Mark Kalesniko: Alex

Mark Kalesniko: Alex

Mark Kalesniko's six-issue comic-book miniseries Alex didn't get much attention when it was originally released in 1995, in part because the mid-'90s were a bleak time for black-and-white alternative comics, and in part because Kalesniko didn't rise through the usual cartooning ranks. While his peers were building their reps by knocking out two-pagers for Raw and Weirdo, Kalesniko was working in the layout mines of Walt Disney Studios, developing a gift for sketching cute characters and making them move. He puts those skills to work in Alex, a semi-autobiographical graphic novel about an out-of-work animator who returns to his British Columbia hometown and spends his days drinking, watching Gilligan's Island, avoiding old friends, and falling down.
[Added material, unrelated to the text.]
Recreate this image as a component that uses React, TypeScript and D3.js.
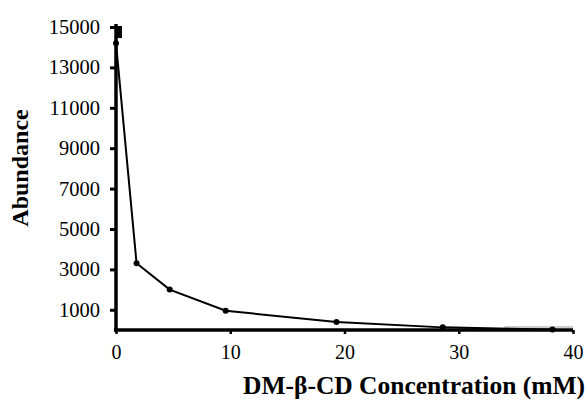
import React, { useEffect, useRef } from 'react';
import * as d3 from 'd3';

const concentration = [0, 1.8, 4.7, 9.6, 19.3, 28.6, 38.2];
const abundance = [14200, 3300, 2000, 950, 400, 130, 20];
const topMark = [0, 14850];
const yTicks = [1000, 3000, 5000, 7000, 9000, 11000, 13000, 15000];
const xTicks = [0, 10, 20, 30, 40];

export default function App() {
  const ref = useRef<SVGSVGElement>(null);

  useEffect(() => {
    const svg = d3.select(ref.current);
    svg.selectAll('*').remove();

    const x = d3.scaleLinear().domain([0, 40]).range([116, 573]);
    const y = d3.scaleLinear().domain([0, 15000]).range([330, 27]);

    svg.append('rect').attr('width', 587).attr('height', 404).attr('fill', '#fff');

    // y axis
    const yG = svg.append('g').attr('transform', 'translate(116,0)')
      .call(d3.axisLeft(y).tickValues(yTicks).tickSize(6).tickSizeOuter(0).tickFormat(d3.format('d')));
    yG.select('.domain').remove();
    yG.selectAll('line').attr('stroke', '#000').attr('stroke-width', 3);
    yG.selectAll('text')
      .attr('font-family', '"Liberation Serif", serif')
      .attr('font-size', 20.5)
      .attr('fill', '#000')
      .attr('x', -16);

    // x axis
    const xG = svg.append('g').attr('transform', 'translate(0,330)')
      .call(d3.axisBottom(x).tickValues(xTicks).tickSize(4).tickSizeOuter(0));
    xG.select('.domain').remove();
    xG.selectAll('line').attr('stroke', '#000').attr('stroke-width', 2.5);
    xG.selectAll('text')
      .attr('font-family', '"Liberation Serif", serif')
      .attr('font-size', 20)
      .attr('fill', '#000')
      .attr('y', 15);

    // axis lines
    svg.append('line').attr('x1', x(0)).attr('x2', x(0)).attr('y1', 24).attr('y2', 332)
      .attr('stroke', '#000').attr('stroke-width', 3.5);
    svg.append('line').attr('x1', x(0) - 2).attr('x2', x(40)).attr('y1', y(0)).attr('y2', y(0))
      .attr('stroke', '#000').attr('stroke-width', 3.5);
    svg.append('line').attr('x1', x(34)).attr('x2', x(40)).attr('y1', y(0) - 3).attr('y2', y(0) - 3)
      .attr('stroke', '#999').attr('stroke-width', 1);

    const pts = concentration.map((c, i) => [c, abundance[i]] as [number, number]);
    const line = d3.line<[number, number]>().x(d => x(d[0])).y(d => y(d[1]));

    svg.append('path').datum([topMark as [number, number], ...pts]).attr('d', line)
      .attr('fill', 'none').attr('stroke', '#000').attr('stroke-width', 2);

    svg.selectAll('circle.pt').data(pts).enter().append('circle')
      .attr('class', 'pt')
      .attr('cx', d => x(d[0])).attr('cy', d => y(d[1])).attr('r', 3)
      .attr('fill', '#000');

    svg.append('rect')
      .attr('x', x(topMark[0]) - 1).attr('y', y(topMark[1]) - 4)
      .attr('width', 7).attr('height', 12).attr('fill', '#000');

    // titles
    svg.append('text')
      .attr('x', 414).attr('y', 394)
      .attr('text-anchor', 'middle')
      .attr('font-family', '"Liberation Serif", serif')
      .attr('font-weight', 'bold')
      .attr('font-size', 25.5)
      .text('DM-β-CD Concentration (mM)');

    svg.append('text')
      .attr('transform', 'translate(28,168) rotate(-90)')
      .attr('text-anchor', 'middle')
      .attr('font-family', '"Liberation Serif", serif')
      .attr('font-weight', 'bold')
      .attr('font-size', 24)
      .text('Abundance');
  }, []);

  return (
    <svg ref={ref} width={587} height={404} style={{ position: 'absolute', left: 0, top: 0 }} />
  );
}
Kalesniko draws the title character as a man with a dog's head—complete with expressively long, floppy ears—and he fills page after page with mostly wordless, repetitious slapstick. It's an exercise in subtle comic pacing.

Alex is also an attempt to say something painful and personal using only a few characters and locations. Kalesniko has his alcoholic hero, the hero's wimpy best friend, a handful of neighbors, a liquor store, an industrial landscape, and an apartment up an impossibly long flight of stairs. In each of the six chapters, Kalesniko shuffles those elements around, adding an incident or a character here and there, and though he's a little too blunt at times about Alex's despair, Kalesniko pulls deep feeling out of his thin lines, white space, and dynamic motion.

A decade after its serialization, Alex is finally being collected, trailing Kalesniko's equally obscure 1997 graphic novella Why Did Pete Duel Kill Himself? and his higher-profile 2002 graphic novel Mail Order Bride. He still isn't as well-known as he should be, maybe because his polished technique seems, to some, facile in comparison to his contemporaries' earnest crudeness. But there's no denying the energy and emotion of Alex, which has the "little worlds can contain multitudes" vision of the best indie art. If comics had been treated with the same critical respect as film back in 1995—or even the same critical respect that they are now—Alex would've been heralded as the arrival of a major new talent. It still isn't too late.